IIPR’s stock carries a different fundamental driver than the MSO equity complex: real estate rental income and its REIT-mandated distribution requirements. The company must distribute at least 90% of taxable income to maintain REIT status, making its dividend yield one of the few genuine income streams available to investors seeking cannabis exposure with a current-pay component. For portfolio managers who need yield alongside cannabis normalization exposure, IIPR has historically been the only institutional-quality option on a major exchange.
Year-to-date, IIPR has lagged the MSOS ETF’s 2026 run despite reporting improved rent collection rates. That divergence represents either a relative value opportunity or a signal that the market is pricing in a second wave of operator credit stress — a tail risk that would materialize if the DOJ hearings produce an unfavorable outcome for the adult-use rescheduling proceeding.
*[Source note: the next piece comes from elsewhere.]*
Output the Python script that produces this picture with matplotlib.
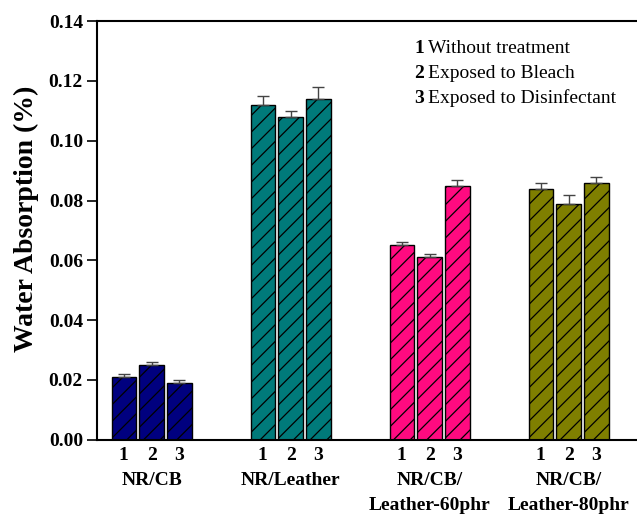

Regulatory and Market Context
The DOJ’s adult-use Schedule III hearings are directly relevant to IIPR’s valuation through two channels. First, further regulatory normalization reduces the default risk of IIPR’s MSO tenants, supporting dividend sustainability and net asset value. Second, full rescheduling — particularly adult-use — would be expected to trigger institutional capital reallocation from investors who currently have cannabis sector limits imposed by fund mandates or limited partner restrictions.
That institutional capital, once it flows into cannabis REITs and equities, would likely compress IIPR’s cap rate and push the stock’s earnings multiple higher. IIPR is currently trading at a discount to its net asset value by most analyst estimates — a discount that has persisted precisely because institutional buyers remain on the sidelines pending clearer federal regulatory resolution. A constructive conclusion to the current DOJ hearing process would remove one of the primary barriers to that capital inflow.
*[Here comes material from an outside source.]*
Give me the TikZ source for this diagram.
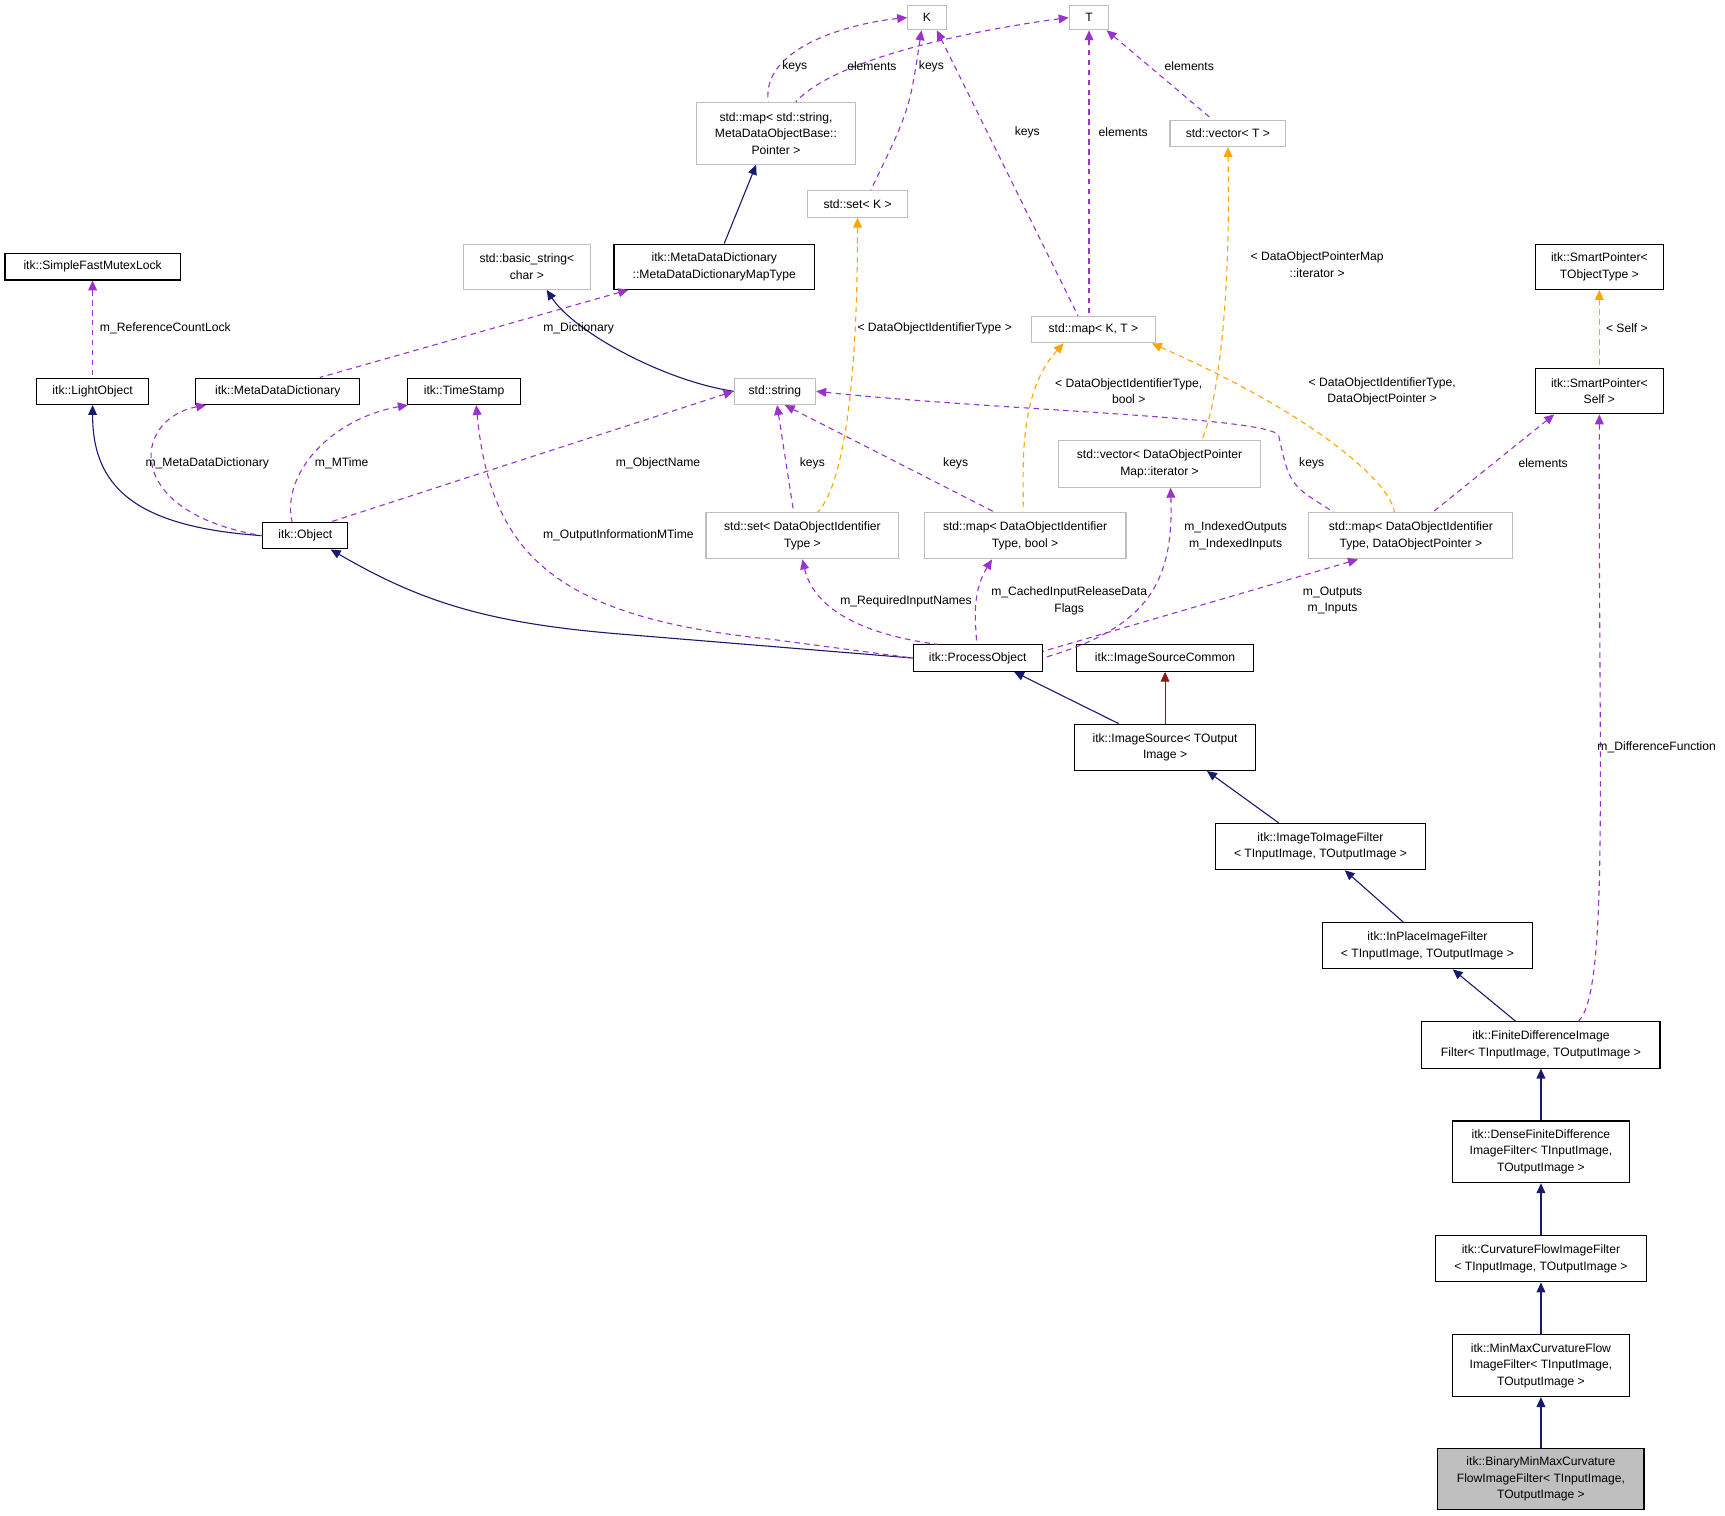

Sale-leaseback pipeline activity is also picking up. As MSOs gain access to better financing terms — refinancing legacy debt through conventional lenders rather than cannabis-specific private capital — some operators are choosing sale-leaseback structures for facility expansion rather than dilutive equity issuance. That trend directly feeds IIPR’s acquisition pipeline and supports long-term portfolio growth.
You can track IIPR alongside cannabis equities on the cannabis stock tracker for a real-time view of how the REIT is moving relative to the underlying operator base.
Conclusion
The near-term catalyst for IIPR is its Q2 2026 earnings release, where investors will scrutinize rent collection rates, lease renewal activity, and any commentary on new sale-leaseback acquisitions. A dividend raise — signaling management confidence in cash flow sustainability — would likely be the single most powerful signal that IIPR’s tenant credit improvement is durable.
At current valuation levels, IIPR represents a relatively defensive way to express a cannabis normalization view without full exposure to the operational risks of MSO operators. For institutional investors beginning to build cannabis sector allocations as regulatory clarity improves, the REIT may represent the sector’s most rational first entry point — offering current income, real asset backing, and meaningful upside leverage to a rescheduling outcome that is now closer to resolution than at any prior point in the sector’s history.